Ridículo, con la cara cruzada y por si fuera poco con el agua acumulada en el
paraguas mojando mi chaleco de pluma sin mangas (recuerde el lector que
invierno si, pero que frio no hace) mis pasos se han encaminado de nuevo hacia mi destino.
Recuperada la compostura y en la
medida de lo posible la dignidad he seguido avanzando hacia al trabajo pero el
invierno todavía me reservaba una sorpresa. Porque a la pertinaz lluvia se ha
unido un intenso viento por arte del cual mi paraguas se ha volteado volviéndome
a regar con la refrescante agua de lluvia. En esta ocasión libro del ridículo porque
en ese mismo instante varias eran las personas que pugnaban con sus paraguas
(instrumento del infierno) para devolverlo a su posición, no tanto primigenia
como habitual, y en la cual son de alguna, aunque no demasiada, utilidad. Mal de muchos consuelo de
tontos me dirán pero mejor todos tontos que uno solo, no tanto por la bondad
que esconde la tontuna si no mas bien porque al menos uno no tiene el
desagradable sentimiento de sentirse diferente pero para peor.
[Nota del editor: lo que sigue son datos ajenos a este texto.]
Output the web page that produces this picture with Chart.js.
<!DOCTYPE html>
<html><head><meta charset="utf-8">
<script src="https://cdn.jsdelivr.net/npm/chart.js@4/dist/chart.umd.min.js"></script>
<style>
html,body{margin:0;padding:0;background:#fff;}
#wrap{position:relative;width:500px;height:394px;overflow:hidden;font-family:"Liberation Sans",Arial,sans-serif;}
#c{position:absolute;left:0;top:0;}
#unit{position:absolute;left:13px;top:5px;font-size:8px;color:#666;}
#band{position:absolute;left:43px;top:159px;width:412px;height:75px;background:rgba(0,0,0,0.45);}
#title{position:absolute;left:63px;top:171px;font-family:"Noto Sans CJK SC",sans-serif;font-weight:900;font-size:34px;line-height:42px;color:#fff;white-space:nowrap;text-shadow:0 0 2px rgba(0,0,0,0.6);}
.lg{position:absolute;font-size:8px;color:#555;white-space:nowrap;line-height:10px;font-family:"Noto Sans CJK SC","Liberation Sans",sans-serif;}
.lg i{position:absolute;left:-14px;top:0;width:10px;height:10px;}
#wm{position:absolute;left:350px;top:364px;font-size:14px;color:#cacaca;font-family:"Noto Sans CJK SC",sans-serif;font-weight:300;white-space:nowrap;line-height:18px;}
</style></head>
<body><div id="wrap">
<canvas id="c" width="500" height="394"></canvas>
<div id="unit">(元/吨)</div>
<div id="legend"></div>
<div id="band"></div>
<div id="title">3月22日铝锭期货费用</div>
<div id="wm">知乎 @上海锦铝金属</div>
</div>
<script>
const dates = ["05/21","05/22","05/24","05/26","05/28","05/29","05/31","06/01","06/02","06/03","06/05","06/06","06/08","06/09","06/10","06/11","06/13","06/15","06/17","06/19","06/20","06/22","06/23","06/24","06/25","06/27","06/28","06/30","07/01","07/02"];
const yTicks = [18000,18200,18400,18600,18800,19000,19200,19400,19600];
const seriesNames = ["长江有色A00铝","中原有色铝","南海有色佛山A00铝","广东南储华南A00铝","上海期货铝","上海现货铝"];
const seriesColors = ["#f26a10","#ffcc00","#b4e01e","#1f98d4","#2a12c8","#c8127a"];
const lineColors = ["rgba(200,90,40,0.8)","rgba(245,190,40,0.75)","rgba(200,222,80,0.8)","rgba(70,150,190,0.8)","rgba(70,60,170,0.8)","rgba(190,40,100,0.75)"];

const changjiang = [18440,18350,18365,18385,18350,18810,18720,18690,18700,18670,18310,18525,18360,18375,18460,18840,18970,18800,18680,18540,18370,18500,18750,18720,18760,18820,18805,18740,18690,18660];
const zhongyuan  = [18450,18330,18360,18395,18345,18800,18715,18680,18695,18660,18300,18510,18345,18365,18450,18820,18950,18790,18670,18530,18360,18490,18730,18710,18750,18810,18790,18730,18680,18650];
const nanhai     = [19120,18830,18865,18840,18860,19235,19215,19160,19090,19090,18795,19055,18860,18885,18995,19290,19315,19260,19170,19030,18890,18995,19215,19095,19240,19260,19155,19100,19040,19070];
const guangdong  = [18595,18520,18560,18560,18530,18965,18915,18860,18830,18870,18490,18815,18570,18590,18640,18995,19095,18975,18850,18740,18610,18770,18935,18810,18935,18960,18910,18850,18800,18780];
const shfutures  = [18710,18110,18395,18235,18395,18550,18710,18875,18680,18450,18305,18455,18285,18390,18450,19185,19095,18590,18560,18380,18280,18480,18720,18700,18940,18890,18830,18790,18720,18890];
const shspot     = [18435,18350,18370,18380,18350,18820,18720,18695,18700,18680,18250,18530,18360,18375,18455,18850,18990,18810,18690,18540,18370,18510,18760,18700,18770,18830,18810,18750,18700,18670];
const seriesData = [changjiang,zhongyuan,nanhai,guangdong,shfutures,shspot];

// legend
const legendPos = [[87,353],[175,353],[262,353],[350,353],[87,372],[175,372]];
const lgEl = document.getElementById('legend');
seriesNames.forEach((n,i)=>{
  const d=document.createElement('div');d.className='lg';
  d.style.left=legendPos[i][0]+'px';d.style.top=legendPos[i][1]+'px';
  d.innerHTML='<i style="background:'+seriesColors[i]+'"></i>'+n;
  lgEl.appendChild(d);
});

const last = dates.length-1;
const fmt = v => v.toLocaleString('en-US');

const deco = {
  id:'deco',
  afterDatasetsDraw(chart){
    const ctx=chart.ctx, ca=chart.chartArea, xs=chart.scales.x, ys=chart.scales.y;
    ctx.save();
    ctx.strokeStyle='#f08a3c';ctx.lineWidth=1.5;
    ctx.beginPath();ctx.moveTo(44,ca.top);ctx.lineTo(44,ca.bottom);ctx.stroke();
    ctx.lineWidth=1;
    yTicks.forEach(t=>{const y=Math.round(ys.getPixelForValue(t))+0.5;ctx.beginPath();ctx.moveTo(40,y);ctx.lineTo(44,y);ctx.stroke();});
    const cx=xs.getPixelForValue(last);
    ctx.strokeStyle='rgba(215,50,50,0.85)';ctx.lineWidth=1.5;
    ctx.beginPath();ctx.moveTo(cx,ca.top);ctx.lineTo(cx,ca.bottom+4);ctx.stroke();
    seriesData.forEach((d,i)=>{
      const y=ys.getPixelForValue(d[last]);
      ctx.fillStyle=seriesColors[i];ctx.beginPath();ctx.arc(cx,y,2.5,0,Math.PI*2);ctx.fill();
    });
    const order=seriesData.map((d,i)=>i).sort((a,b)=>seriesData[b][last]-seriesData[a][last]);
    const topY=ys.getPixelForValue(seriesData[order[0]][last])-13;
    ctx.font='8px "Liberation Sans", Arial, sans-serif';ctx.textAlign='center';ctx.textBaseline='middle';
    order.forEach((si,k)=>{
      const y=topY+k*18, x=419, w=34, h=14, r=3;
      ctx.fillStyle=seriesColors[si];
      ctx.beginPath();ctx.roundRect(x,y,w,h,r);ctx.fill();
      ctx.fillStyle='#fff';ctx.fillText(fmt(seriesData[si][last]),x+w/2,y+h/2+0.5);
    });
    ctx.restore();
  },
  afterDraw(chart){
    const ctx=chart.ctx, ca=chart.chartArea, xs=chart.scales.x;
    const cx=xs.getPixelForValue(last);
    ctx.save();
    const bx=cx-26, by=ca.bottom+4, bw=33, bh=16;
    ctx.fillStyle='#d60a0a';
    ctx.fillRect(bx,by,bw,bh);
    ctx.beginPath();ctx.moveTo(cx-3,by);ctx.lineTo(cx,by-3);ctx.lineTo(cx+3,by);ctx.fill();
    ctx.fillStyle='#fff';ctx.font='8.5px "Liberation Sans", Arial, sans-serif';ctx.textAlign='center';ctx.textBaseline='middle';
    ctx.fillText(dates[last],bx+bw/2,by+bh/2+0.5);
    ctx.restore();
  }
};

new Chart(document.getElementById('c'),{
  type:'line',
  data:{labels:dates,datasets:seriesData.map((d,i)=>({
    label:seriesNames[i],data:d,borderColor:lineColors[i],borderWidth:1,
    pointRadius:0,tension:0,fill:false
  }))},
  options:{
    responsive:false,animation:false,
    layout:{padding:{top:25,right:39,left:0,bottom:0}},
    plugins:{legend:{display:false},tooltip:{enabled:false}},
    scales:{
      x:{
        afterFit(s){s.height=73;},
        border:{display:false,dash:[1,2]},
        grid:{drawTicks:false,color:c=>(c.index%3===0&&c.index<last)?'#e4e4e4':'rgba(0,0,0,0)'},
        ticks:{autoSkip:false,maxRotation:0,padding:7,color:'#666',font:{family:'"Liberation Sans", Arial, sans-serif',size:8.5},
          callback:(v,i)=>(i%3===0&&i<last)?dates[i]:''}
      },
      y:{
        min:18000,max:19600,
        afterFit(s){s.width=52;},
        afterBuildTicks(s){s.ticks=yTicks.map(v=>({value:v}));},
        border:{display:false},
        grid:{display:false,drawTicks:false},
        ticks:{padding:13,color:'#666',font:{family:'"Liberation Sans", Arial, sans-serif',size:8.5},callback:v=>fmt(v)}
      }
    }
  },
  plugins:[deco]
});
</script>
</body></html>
Y de esta guisa he llegado al
trabajo, con mi chaleco y mi jersey calados y el pantalón mas pegado aun a mis
piernas, ofreciéndome el frescor que lo acompaña y ciertos picores en salva sea
la parte. Y compartidas estás vicisitudes con mis compañeras de trabajo y ahora
con ustedes, mis queridos y anónimos lectores, voy a empezar a producir porque,
si bien me puedo tomar ciertas licencias ganadas con el trabajo duro y la
productividad, en estos tiempos que corren uno tampoco puede despistarse. No
creo que de mi historia saquen ustedes aprendizaje alguno -toda vez que ni tan
siquiera he llegado a explicar, porque lo desconozco, el mecanismo que hace del
paraguas una bomba de relojería-, pero espero al menos que hayan pasado un rato
agradable riéndose de la desgracia ajena, que cuando es de baja intensidad y de
esta índole tan poco trascendente suele provocar cierta hilaridad cuando le
pasa a otros y, por contra, siendo uno mismo el protagonista nos suele costar reírnos de
nosotros mismos. Y saber reírse de uno mismo es una virtud que en su justa
medida nos hará crecer como personas. Sin duda, y a pesar de lo que han podido leer
en párrafos anteriores, amo el invierno y especialmente la lluvia y estaba
deseando que llegara pero tampoco vayan a pensar ustedes que la deseo para siempre.